--- Start of DATASET EXCERPTS ---

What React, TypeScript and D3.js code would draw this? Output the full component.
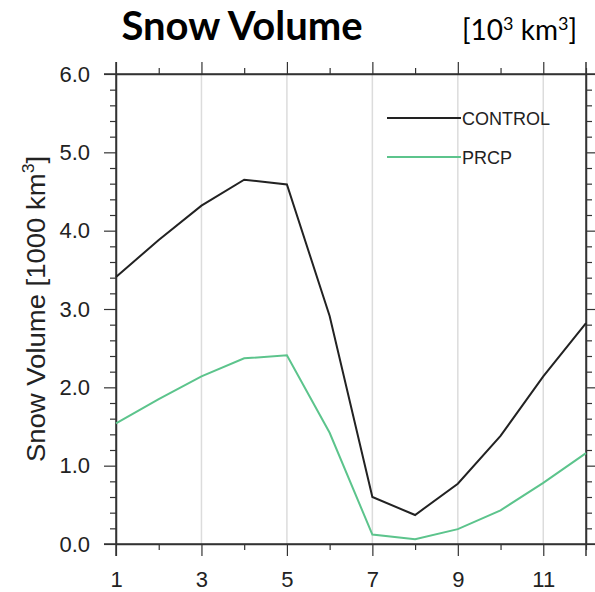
import React, { useEffect, useRef } from 'react';
import * as d3 from 'd3';

const months = [1, 2, 3, 4, 5, 6, 7, 8, 9, 10, 11, 12];
const controlValues = [3.41, 3.88, 4.32, 4.65, 4.59, 2.91, 0.6, 0.37, 0.77, 1.38, 2.14, 2.82];
const prcpValues = [1.54, 1.85, 2.14, 2.37, 2.41, 1.42, 0.12, 0.06, 0.19, 0.43, 0.78, 1.16];
const yMajorTicks = [0, 1, 2, 3, 4, 5, 6];
const xMajorTicks = [1, 3, 5, 7, 9, 11];
const xGridTicks = [3, 5, 7, 9, 11];

const series = [
  { name: 'CONTROL', values: controlValues, color: '#222222' },
  { name: 'PRCP', values: prcpValues, color: '#5cc48c' }
];

const W = 595;
const H = 592;
const margin = { left: 116, right: 9, top: 74, bottom: 48 };
const FONT = '"Liberation Sans", Arial, sans-serif';

const App: React.FC = () => {
  const svgRef = useRef<SVGSVGElement>(null);

  useEffect(() => {
    if (!svgRef.current) return;
    const svg = d3.select(svgRef.current);
    svg.selectAll('*').remove();

    const x = d3.scaleLinear().domain([1, 12]).range([margin.left, W - margin.right]);
    const y = d3.scaleLinear().domain([0, 6]).range([H - margin.bottom, margin.top]);

    const yMinor = d3.range(0, 6.01, 0.2).filter(v => Math.abs(v - Math.round(v)) > 1e-6);
    const xMinor = months.filter(m => m % 2 === 0);

    // vertical grid lines
    svg.append('g')
      .selectAll('line')
      .data(xGridTicks)
      .enter()
      .append('line')
      .attr('x1', d => x(d))
      .attr('x2', d => x(d))
      .attr('y1', y(0))
      .attr('y2', y(6))
      .style('stroke', '#dcdcdc')
      .style('stroke-width', 1.5);

    const styleAxis = (g: d3.Selection<SVGGElement, unknown, null, undefined>) => {
      g.attr('font-size', 22).attr('font-family', FONT);
      g.selectAll('path').style('stroke', '#333').style('stroke-width', 1.5);
      g.selectAll('line').style('stroke', '#333').style('stroke-width', 1.2);
      g.selectAll('text')
        .style('font-family', FONT)
        .style('font-size', '22px')
        .style('fill', '#222');
    };

    // minor ticks
    const minor = (axis: d3.Axis<d3.NumberValue>, tr: string) => {
      const g = svg.append('g').attr('transform', tr).call(axis.tickSizeOuter(0).tickFormat(() => ''));
      g.select('path').remove();
      styleAxis(g);
    };
    minor(d3.axisLeft(y).tickValues(yMinor).tickSizeInner(6), `translate(${margin.left},0)`);
    minor(d3.axisRight(y).tickValues(yMinor).tickSizeInner(6), `translate(${W - margin.right},0)`);
    minor(d3.axisBottom(x).tickValues(xMinor).tickSizeInner(6), `translate(0,${H - margin.bottom})`);
    minor(d3.axisTop(x).tickValues(xMinor).tickSizeInner(6), `translate(0,${margin.top})`);

    // major axes
    const left = svg.append('g').attr('transform', `translate(${margin.left},0)`)
      .call(d3.axisLeft(y).tickValues(yMajorTicks).tickSizeInner(12).tickSizeOuter(0).tickPadding(14).tickFormat(d3.format('.1f')));
    styleAxis(left);
    const right = svg.append('g').attr('transform', `translate(${W - margin.right},0)`)
      .call(d3.axisRight(y).tickValues(yMajorTicks).tickSizeInner(12).tickSizeOuter(0).tickFormat(() => ''));
    styleAxis(right);
    const bottom = svg.append('g').attr('transform', `translate(0,${H - margin.bottom})`)
      .call(d3.axisBottom(x).tickValues(xMajorTicks).tickSizeInner(12).tickSizeOuter(0).tickPadding(15).tickFormat(d3.format('d')));
    styleAxis(bottom);
    const top = svg.append('g').attr('transform', `translate(0,${margin.top})`)
      .call(d3.axisTop(x).tickValues(xMajorTicks).tickSizeInner(12).tickSizeOuter(0).tickFormat(() => ''));
    styleAxis(top);

    // axis lines run a bit past the corners like the original
    const frame = [
      [margin.left - 12, y(6), W, y(6)],
      [margin.left - 12, y(0), W, y(0)],
      [x(1), y(6) - 12, x(1), y(0) + 12],
      [x(12), y(6) - 12, x(12), y(0) + 12]
    ];
    frame.forEach(([x1, y1, x2, y2]) => {
      svg.append('line')
        .attr('x1', x1).attr('y1', y1).attr('x2', x2).attr('y2', y2)
        .style('stroke', '#333').style('stroke-width', 1.5);
    });

    // lines
    const line = d3.line<number>()
      .x((_, i) => x(months[i]))
      .y(d => y(d));

    series.forEach(s => {
      svg.append('path')
        .datum(s.values)
        .attr('d', line)
        .style('fill', 'none')
        .style('stroke', s.color)
        .style('stroke-width', 2);
    });

    // legend
    series.forEach((s, i) => {
      const ly = 118 + i * 39;
      svg.append('line')
        .attr('x1', 387).attr('x2', 461)
        .attr('y1', ly).attr('y2', ly)
        .style('stroke', s.color)
        .style('stroke-width', 2);
      svg.append('text')
        .attr('x', 462)
        .attr('y', ly + 6.5)
        .text(s.name)
        .style('font-family', FONT)
        .style('font-size', '18px')
        .style('fill', '#222');
    });

    // y label
    const yl = svg.append('text')
      .attr('transform', `translate(45,${(y(0) + y(6)) / 2}) rotate(-90) scale(1.1,1)`)
      .attr('text-anchor', 'middle')
      .style('font-family', FONT)
      .style('font-size', '25px')
      .style('fill', '#222');
    yl.append('tspan').text('Snow Volume [1000 km');
    yl.append('tspan').attr('dy', -11).style('font-size', '16px').text('3');
    yl.append('tspan').attr('dy', 11).text(']');

    // title
    svg.append('text')
      .attr('x', 242)
      .attr('y', 40)
      .attr('text-anchor', 'middle')
      .text('Snow Volume')
      .style('font-family', 'Lato, "Open Sans", sans-serif')
      .style('font-weight', 'bold')
      .style('font-size', '40px')
      .style('fill', '#000');

    const unit = svg.append('text')
      .attr('x', 462)
      .attr('y', 40)
      .style('font-family', 'Lato, "Open Sans", sans-serif')
      .style('font-size', '28px')
      .style('fill', '#000');
    unit.append('tspan').text('[10');
    unit.append('tspan').attr('dy', -10).style('font-size', '18px').text('3');
    unit.append('tspan').attr('dy', 10).text(' km');
    unit.append('tspan').attr('dy', -10).style('font-size', '18px').text('3');
    unit.append('tspan').attr('dy', 10).text(']');
  }, []);

  return (
    <svg
      ref={svgRef}
      width={W}
      height={H}
      style={{ position: 'absolute', left: 0, top: 0, background: '#fff' }}
    />
  );
};

export default App;
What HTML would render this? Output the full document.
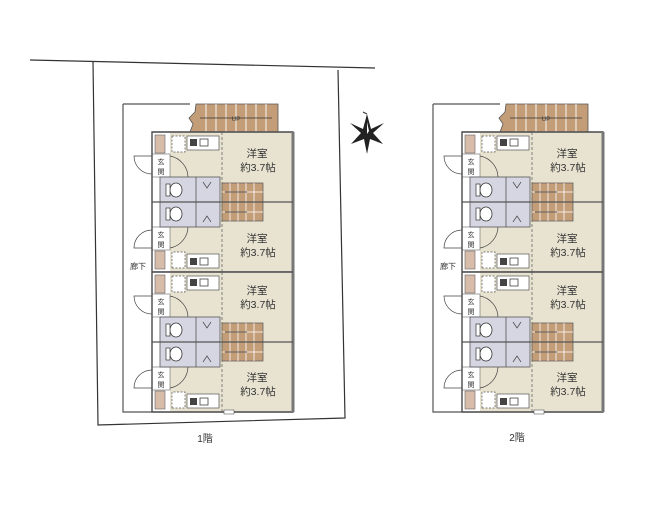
<!DOCTYPE html>
<html><head><meta charset="utf-8"><style>
html,body{margin:0;padding:0;background:#fff;}
svg{display:block;}
text{font-family:"Liberation Sans","Noto Sans CJK JP",sans-serif;}
</style></head><body>
<svg width="659" height="507" viewBox="0 0 659 507" xmlns="http://www.w3.org/2000/svg">
<defs>
<g id="unit">
  <rect x="0" y="0" width="141" height="70" fill="#e8e3d0"/>
  <rect x="0" y="0" width="18" height="70" fill="#fff"/>
  <rect x="3" y="3" width="10" height="18" fill="#d7bca9" stroke="#666" stroke-width="0.6"/>
  <rect x="0" y="22" width="18" height="23" fill="#fff" stroke="#666" stroke-width="0.6"/>
  <path d="M0 24 L-18 24 A18 18 0 0 0 0 42" fill="none" stroke="#444" stroke-width="0.7"/>
  <path d="M18 24 A22 22 0 0 1 36 46" fill="none" stroke="#444" stroke-width="0.7"/>
  <rect x="20" y="4" width="13" height="16" fill="#fff" stroke="#555" stroke-width="0.7" stroke-dasharray="2,1.5"/>
  <rect x="35" y="4" width="32" height="14" fill="#fff" stroke="#555" stroke-width="0.7"/>
  <rect x="38" y="7" width="7" height="7" fill="#444"/>
  <rect x="48" y="7" width="8" height="7" fill="#fff" stroke="#444" stroke-width="0.8"/>
  <line x1="70" y1="0" x2="70" y2="70" stroke="#666" stroke-width="0.8" stroke-dasharray="3,2"/>
  <rect x="8" y="45" width="60" height="25" fill="#d6d6e3" stroke="#555" stroke-width="0.8"/>
  <line x1="44" y1="45" x2="44" y2="70" stroke="#555" stroke-width="0.8"/>
  <ellipse cx="24" cy="58" rx="6" ry="7" fill="#fff" stroke="#333" stroke-width="0.8"/>
  <rect x="14" y="52" width="4" height="12" fill="#fff" stroke="#333" stroke-width="0.7"/>
  <path d="M51 50 L55 56 L59 50" fill="none" stroke="#444" stroke-width="0.7"/>
  <rect x="70" y="51" width="41" height="19" fill="#c39d78" stroke="#555" stroke-width="0.7"/>
  <path d="M78 51V70M86 51V70M94 51V70M102 51V70M70 60H111" stroke="#fff" stroke-width="0.8"/>
  <path d="M73 60 H95" stroke="#333" stroke-width="0.7"/>
  <line x1="0" y1="0" x2="141" y2="0" stroke="#555" stroke-width="1.2"/>
</g>
<g id="bldg">
  <path d="M-29 -28 H38 M-29 -28 V280 H0" fill="none" stroke="#555" stroke-width="1.2"/>
  <path d="M44 -28 H126 V0 H38 L41 -8 L37 -14 L43 -20 Z" fill="#c39d78" stroke="#555" stroke-width="0.8"/>
  <path d="M54 -28V0M64 -28V0M74 -28V0M84 -28V0M94 -28V0M104 -28V0M114 -28V0" stroke="#fff" stroke-width="0.9"/>
  <path d="M48 -14 H120" stroke="#333" stroke-width="0.7"/>
  <text x="84" y="-11" font-size="6" text-anchor="middle" fill="#333">UP</text>
  <use href="#unit" x="0" y="0"/>
  <use href="#unit" transform="translate(0,140) scale(1,-1)"/>
  <use href="#unit" x="0" y="140"/>
  <use href="#unit" transform="translate(0,280) scale(1,-1)"/>
  <rect x="0" y="0" width="141" height="280" fill="none" stroke="#555" stroke-width="1.5"/>
  <line x1="141" y1="0" x2="141" y2="280" stroke="#777" stroke-width="3"/>
  <line x1="0" y1="70" x2="141" y2="70" stroke="#555" stroke-width="1.2"/>
  <line x1="0" y1="140" x2="141" y2="140" stroke="#555" stroke-width="1.5"/>
  <line x1="0" y1="210" x2="141" y2="210" stroke="#555" stroke-width="1.2"/>
  <rect x="72" y="278" width="10" height="4" fill="#fff" stroke="#555" stroke-width="0.6"/>
  <g font-size="7" text-anchor="middle" fill="#333">
    <text x="9" y="32">玄</text><text x="9" y="42">関</text>
    <text x="9" y="105">玄</text><text x="9" y="115">関</text>
    <text x="9" y="172">玄</text><text x="9" y="182">関</text>
    <text x="9" y="245">玄</text><text x="9" y="255">関</text>
  </g>
  <g font-size="10.5" text-anchor="middle" fill="#333">
    <text x="105" y="25">洋室</text><text x="106" y="39">約3.7帖</text>
    <text x="105" y="110">洋室</text><text x="106" y="124">約3.7帖</text>
    <text x="105" y="162">洋室</text><text x="106" y="176">約3.7帖</text>
    <text x="105" y="249">洋室</text><text x="106" y="263">約3.7帖</text>
  </g>
</g>
</defs>
<path d="M30 60 L375 68" stroke="#333" stroke-width="1.2" fill="none"/>
<path d="M93 62 L98 425 L345 418 L338 70" stroke="#333" stroke-width="1.2" fill="none"/>
<use href="#bldg" x="152" y="132"/>
<use href="#bldg" x="462" y="132"/>
<text x="130" y="269" font-size="8" fill="#333">廊下</text>
<text x="440" y="269" font-size="8" fill="#333">廊下</text>
<text x="205" y="442" font-size="10" text-anchor="middle" fill="#333">1階</text>
<text x="517" y="441" font-size="10" text-anchor="middle" fill="#333">2階</text>
<g transform="translate(367,134)">
  <path d="M0 -20 L4 -5 L17 -11 L6 -1 L16 10 L3 5 L0 20 L-3 5 L-16 10 L-6 -1 L-17 -11 L-4 -5 Z" fill="#222"/>
  <path d="M0 -12 L2 -3 L0 0 Z" fill="#fff"/>
  <line x1="-4" y1="-22" x2="0" y2="-20" stroke="#333" stroke-width="1"/>
</g>
</svg>
</body></html>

--- End of DATASET EXCERPTS ---

[TASK GOAL] Copy out every line in the listing where the word "What" appears.

[ANSWER FOR THE TASK]
What React, TypeScript and D3.js code would draw this? Output the full component.
What HTML would render this? Output the full document.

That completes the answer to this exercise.